Financial Times FT.com

NBC aims at surge in digital activities

By Andrew Edgecliffe-Johnson in London

Published: September 10 2006 22:01 | Last updated: September 10 2006 22:01

NBC Universal is planning a rapid acceleration of its digital activities in the hope of increasing online revenues five-fold by 2009.

The plans will centre on a redesign of iVillage, the women’s website bought for $600m in March, but will also include the launch of a subscription website for CNBC, its business channel.

Bob Wright, NBC chief executive, told the Financial Times iVillage would become the cornerstone of the GE-controlled group’s online activities, much as MySpace has become for News Corporation. The relaunch of iVillage, which attracts about 15m users a month, will add video and community tools, allowing its core audience of women aged between 30 and 50 to swap ideas and advice about topics ranging from health to news.

Mr Wright said it would be tied much more closely to NBC’s television programmes, highlighting the opportunity for cross-branding with the Today show, its morning magazine programme. “You’re going to see a lot more editorial combinations. It may be as common to see iVillage bringing material to the Today show as the Today show bringing material to iVillage,” he said.

It will this year launch iVillage Live, a television show available on the site, which it will also offer to television stations in the NBC network. The site’s relaunch will target advertising revenues from the beauty, health and fashion categories, but may also include subscription elements.

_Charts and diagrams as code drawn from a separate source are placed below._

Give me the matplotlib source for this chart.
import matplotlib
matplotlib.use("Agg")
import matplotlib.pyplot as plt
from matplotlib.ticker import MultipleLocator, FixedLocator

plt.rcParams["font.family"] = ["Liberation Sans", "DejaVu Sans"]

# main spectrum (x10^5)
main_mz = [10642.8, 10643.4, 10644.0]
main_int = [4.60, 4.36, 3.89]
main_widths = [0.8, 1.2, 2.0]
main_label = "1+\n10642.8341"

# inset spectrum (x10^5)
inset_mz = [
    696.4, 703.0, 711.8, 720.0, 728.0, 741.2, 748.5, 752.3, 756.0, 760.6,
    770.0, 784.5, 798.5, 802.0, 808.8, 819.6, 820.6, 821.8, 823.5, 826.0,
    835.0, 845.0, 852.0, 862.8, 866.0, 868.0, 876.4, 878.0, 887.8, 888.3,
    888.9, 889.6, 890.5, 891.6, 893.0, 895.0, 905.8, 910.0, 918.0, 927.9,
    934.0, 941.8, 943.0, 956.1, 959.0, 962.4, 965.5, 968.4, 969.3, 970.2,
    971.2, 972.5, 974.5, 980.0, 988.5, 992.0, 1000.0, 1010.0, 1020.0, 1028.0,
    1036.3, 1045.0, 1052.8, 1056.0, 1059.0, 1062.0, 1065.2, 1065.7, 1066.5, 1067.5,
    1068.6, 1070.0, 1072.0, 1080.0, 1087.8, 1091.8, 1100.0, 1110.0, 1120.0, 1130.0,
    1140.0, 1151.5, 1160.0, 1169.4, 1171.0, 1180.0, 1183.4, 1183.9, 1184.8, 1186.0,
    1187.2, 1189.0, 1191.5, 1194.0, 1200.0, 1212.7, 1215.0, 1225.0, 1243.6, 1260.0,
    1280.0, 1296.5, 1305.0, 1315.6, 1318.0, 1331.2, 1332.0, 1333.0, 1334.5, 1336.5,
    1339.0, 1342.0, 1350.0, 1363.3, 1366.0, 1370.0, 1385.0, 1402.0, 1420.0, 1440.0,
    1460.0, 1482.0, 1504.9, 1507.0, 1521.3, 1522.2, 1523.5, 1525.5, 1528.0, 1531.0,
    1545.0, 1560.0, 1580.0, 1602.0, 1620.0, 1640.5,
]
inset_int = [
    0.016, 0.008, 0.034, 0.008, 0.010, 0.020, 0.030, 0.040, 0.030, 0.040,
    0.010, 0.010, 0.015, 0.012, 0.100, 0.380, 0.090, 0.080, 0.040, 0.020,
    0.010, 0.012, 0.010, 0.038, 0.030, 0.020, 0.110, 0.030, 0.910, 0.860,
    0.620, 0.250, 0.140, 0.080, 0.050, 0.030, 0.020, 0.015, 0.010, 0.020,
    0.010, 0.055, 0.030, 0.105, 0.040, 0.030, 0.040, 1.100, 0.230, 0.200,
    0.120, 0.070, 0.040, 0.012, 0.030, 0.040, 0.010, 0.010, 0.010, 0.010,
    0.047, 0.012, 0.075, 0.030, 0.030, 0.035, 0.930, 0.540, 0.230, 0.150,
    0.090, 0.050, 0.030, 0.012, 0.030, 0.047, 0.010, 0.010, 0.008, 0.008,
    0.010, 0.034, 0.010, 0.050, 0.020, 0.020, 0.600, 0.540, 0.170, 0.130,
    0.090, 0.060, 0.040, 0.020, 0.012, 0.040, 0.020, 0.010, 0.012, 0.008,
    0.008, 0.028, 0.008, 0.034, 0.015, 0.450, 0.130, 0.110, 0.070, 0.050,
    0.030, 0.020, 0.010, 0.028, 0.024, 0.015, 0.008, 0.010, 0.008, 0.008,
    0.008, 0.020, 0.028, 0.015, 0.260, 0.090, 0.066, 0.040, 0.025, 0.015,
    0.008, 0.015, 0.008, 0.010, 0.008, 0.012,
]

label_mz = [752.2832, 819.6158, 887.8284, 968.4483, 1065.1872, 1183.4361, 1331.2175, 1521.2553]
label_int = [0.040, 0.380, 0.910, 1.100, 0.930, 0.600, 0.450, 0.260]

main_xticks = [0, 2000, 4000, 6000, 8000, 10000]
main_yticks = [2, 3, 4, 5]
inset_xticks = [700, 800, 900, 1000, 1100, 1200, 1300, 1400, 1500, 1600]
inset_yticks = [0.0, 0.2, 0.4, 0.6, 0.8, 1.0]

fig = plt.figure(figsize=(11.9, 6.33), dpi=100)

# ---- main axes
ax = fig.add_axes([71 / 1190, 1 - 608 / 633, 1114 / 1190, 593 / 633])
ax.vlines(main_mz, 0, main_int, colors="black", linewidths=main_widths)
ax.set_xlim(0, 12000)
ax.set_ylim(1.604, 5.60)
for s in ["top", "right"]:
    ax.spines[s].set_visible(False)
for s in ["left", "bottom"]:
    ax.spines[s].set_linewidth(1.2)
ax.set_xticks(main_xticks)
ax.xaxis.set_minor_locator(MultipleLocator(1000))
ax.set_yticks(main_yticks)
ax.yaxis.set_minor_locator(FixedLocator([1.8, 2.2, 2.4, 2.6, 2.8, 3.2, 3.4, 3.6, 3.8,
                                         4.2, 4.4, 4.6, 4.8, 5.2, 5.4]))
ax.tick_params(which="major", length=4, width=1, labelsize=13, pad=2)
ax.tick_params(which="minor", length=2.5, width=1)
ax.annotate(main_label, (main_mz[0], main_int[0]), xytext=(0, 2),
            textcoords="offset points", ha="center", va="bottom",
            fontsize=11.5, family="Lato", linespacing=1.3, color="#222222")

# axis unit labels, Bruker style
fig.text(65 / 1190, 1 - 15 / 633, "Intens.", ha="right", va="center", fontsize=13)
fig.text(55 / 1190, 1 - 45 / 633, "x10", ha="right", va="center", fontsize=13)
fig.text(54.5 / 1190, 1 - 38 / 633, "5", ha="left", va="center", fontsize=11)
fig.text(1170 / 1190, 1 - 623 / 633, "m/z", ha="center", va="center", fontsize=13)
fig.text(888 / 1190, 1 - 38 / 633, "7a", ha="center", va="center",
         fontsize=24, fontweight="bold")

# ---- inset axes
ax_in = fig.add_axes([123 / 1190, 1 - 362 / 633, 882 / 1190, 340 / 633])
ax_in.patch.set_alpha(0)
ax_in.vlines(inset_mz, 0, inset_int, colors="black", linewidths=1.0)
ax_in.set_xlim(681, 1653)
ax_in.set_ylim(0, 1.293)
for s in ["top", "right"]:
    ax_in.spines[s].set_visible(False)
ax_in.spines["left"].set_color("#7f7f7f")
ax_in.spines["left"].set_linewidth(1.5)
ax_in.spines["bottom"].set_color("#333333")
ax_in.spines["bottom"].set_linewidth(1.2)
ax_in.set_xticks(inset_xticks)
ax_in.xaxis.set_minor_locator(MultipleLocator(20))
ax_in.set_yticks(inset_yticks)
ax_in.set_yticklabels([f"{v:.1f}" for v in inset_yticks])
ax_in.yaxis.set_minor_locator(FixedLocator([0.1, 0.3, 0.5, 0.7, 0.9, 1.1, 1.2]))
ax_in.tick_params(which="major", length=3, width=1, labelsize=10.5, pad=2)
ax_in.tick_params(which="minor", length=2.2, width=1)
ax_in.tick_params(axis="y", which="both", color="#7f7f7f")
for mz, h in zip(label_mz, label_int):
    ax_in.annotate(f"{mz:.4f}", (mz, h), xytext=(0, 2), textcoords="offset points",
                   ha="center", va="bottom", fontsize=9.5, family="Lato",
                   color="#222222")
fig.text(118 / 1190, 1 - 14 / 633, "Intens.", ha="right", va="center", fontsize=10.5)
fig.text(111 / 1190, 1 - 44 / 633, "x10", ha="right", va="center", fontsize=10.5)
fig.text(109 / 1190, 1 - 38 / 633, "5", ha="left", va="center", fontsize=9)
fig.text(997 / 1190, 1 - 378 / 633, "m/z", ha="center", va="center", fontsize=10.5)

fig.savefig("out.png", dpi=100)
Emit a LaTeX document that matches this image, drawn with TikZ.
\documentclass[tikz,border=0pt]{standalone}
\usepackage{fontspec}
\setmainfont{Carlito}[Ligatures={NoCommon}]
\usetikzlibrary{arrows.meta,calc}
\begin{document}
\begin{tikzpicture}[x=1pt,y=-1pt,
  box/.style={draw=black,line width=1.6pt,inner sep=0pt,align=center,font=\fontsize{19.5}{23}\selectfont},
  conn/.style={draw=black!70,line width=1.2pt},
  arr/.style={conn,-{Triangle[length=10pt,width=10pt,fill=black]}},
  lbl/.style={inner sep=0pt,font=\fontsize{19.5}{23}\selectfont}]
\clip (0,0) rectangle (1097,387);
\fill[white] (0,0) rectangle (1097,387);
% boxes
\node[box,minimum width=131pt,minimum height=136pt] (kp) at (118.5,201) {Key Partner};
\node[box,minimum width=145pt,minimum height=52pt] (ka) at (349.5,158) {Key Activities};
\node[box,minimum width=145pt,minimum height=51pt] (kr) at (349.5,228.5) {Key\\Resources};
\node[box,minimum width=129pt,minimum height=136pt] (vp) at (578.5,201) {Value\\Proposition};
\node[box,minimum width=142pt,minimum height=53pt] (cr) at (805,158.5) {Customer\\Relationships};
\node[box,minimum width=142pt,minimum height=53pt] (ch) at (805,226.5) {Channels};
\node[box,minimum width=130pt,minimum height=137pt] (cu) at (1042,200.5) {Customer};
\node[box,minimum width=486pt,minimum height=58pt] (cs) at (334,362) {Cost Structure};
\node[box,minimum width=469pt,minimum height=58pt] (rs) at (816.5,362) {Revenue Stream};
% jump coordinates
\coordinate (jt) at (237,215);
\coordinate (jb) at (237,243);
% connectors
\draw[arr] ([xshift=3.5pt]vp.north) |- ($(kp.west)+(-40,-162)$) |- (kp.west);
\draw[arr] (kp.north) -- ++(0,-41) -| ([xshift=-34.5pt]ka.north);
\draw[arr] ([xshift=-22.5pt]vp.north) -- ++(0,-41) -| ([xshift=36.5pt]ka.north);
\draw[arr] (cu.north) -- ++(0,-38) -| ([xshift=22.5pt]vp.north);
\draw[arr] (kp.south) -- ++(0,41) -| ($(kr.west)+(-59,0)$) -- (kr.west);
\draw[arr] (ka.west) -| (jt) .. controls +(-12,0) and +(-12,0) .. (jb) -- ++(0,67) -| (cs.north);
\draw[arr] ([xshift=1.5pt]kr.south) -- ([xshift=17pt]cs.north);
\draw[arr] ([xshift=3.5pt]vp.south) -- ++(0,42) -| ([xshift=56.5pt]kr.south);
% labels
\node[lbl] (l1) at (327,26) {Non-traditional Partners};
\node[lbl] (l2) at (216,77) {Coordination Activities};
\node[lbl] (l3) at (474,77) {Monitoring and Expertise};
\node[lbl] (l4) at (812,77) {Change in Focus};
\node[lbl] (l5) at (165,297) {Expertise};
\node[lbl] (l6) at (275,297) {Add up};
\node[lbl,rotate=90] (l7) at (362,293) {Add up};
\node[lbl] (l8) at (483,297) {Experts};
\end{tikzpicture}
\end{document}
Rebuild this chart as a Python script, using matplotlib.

NBC is testing a new website for CNBC. The site will charge subscriptions for access to all interviews and features run on the cable channel, as well as real-time charts and a search engine.

The site, which will take advantage of the fact CNBC’s content is digital and easily transferable to the internet, will launch in the US at the end of the year and be rolled out internationally.

Analysts expect NBC’s digital initiatives to generate $1bn in revenues by 2009, up from $200m this year, and to generate margins of 35 to 40 per cent. Mr Wright said it was also looking at small acquisitions of marketing services companies.